Davanın geri alınması, uygulamada “davanın takipsiz bırakılması”, “davayı takipten sarfınazar edilmesi”, “davanın takibinden şimdilik vazgeçilmesi”, “davanın atiye terk edilmesi” gibi adlarla anılmaktadır. (Prof. Dr. ... Hukuk Muhakemeleri Kanunun Şerhi. s.804) “Davacı, hüküm kesinleşinceye kadar, ancak davalının açık rızası ile davasını geri alabilir”. (HMK.md.123) Bu açıklamalar karşısında davalı-davacının, davayı atiye bıraktıklarına ilişkin beyanı davanın “geri alınması” mahiyetindedir. Kanuna göre de, davacının davayı geri alabilmesi, davalının açık rızasına bağlıdır. Üstü örtülü rıza, davanın geri alınması için yeterli değildir. Davalı-davacı, davacı-davalının bu beyanına karşı bir beyanda bulunmamış, mahkemece de açık rızasının bulunup bulunmadığı sorulmamıştır. Davacı-davalı, davanın geri alınmasına ilişkin açık bir rıza gösterdiğine dair bir beyanda bulunmadığına göre, davanın geri alınmasına rıza göstermemiş kabul edilmelidir. Kanunun açık rıza aradığı durumlarda, hakimin de açık rıza göstermesi gereken tarafa bu konuda rızasının bulunup bulunmadığını sorma gibi bir zorunluluğu yoktur. Davacı-davalı temyiz dilekçesindeki beyanı ile de davanın geri alınmasına rıza göstermediğini ortaya koymuştur. O halde mahkemece bu taleple ilgili davanın esastan incelenmesi gerekirken yazılı şekilde karar verilmesi doğru olmamıştır.

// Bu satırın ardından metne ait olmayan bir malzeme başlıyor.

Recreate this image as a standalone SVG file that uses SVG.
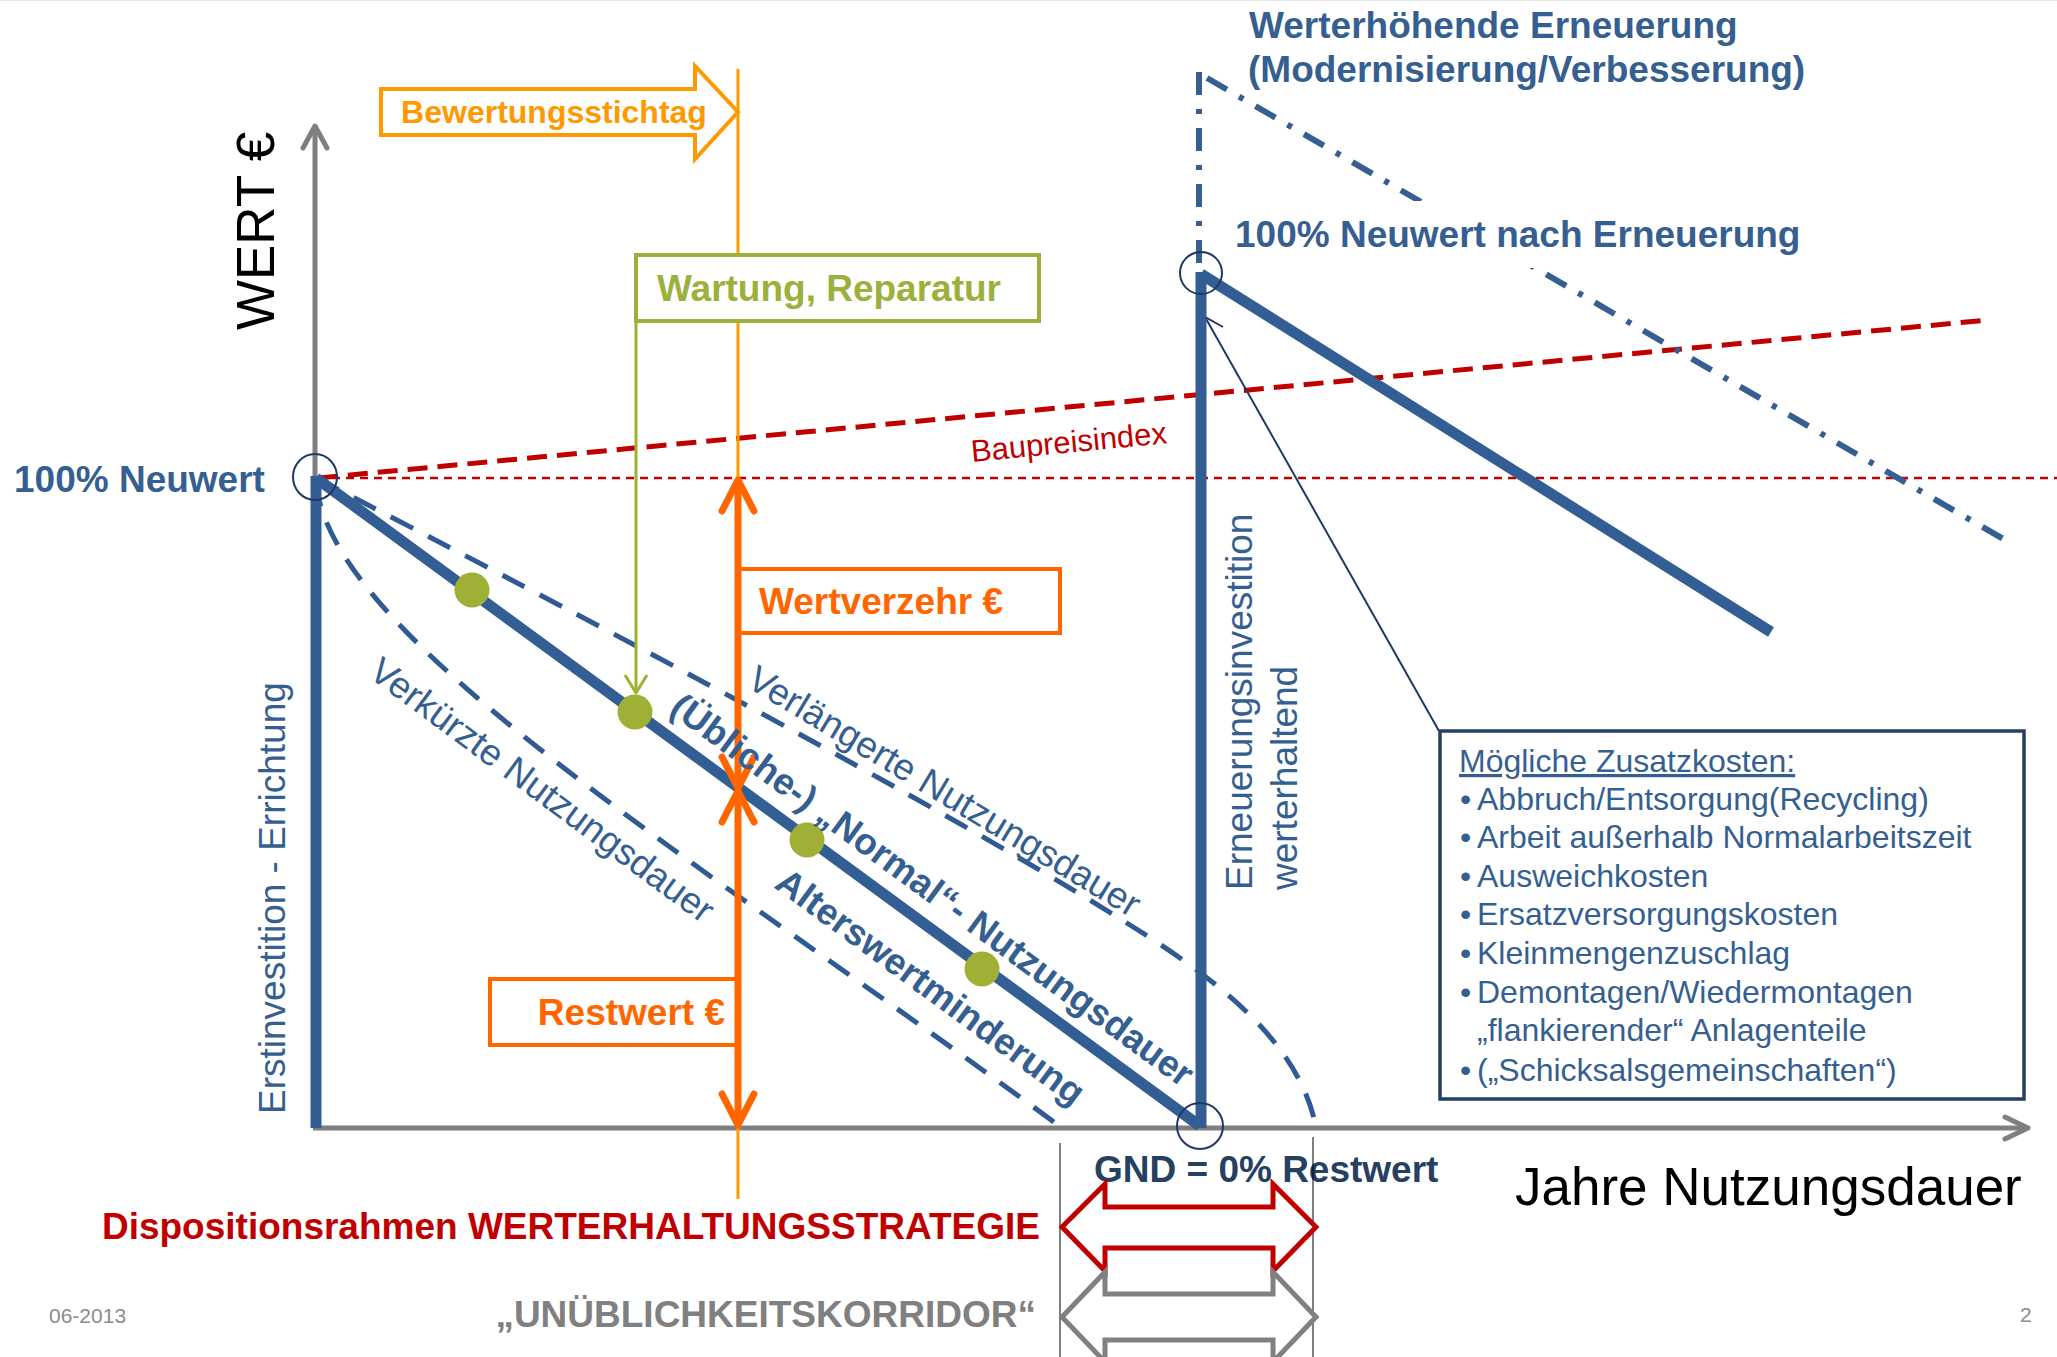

Kabule göre de; davacı-davalı kendisini bir vekille temsil ettirdiği için bu taleple ilgili karar tarihinde yürürlükte bulunan Avukatlık Asgari Ücret Tarifesi gereğince yararına vekalet ücret tayin ve takdir edilmesi gerekirken, bu hususun göz önünde bulundurulmaması da doğru olmamıştır. Hükmün bu bölümünün de bozulması gerektiğini düşündüğüm için sayın çoğunluğun, hükmün bu bölümü yönünden onanması gerektiğine ilişkin görüşüne katılmıyorum.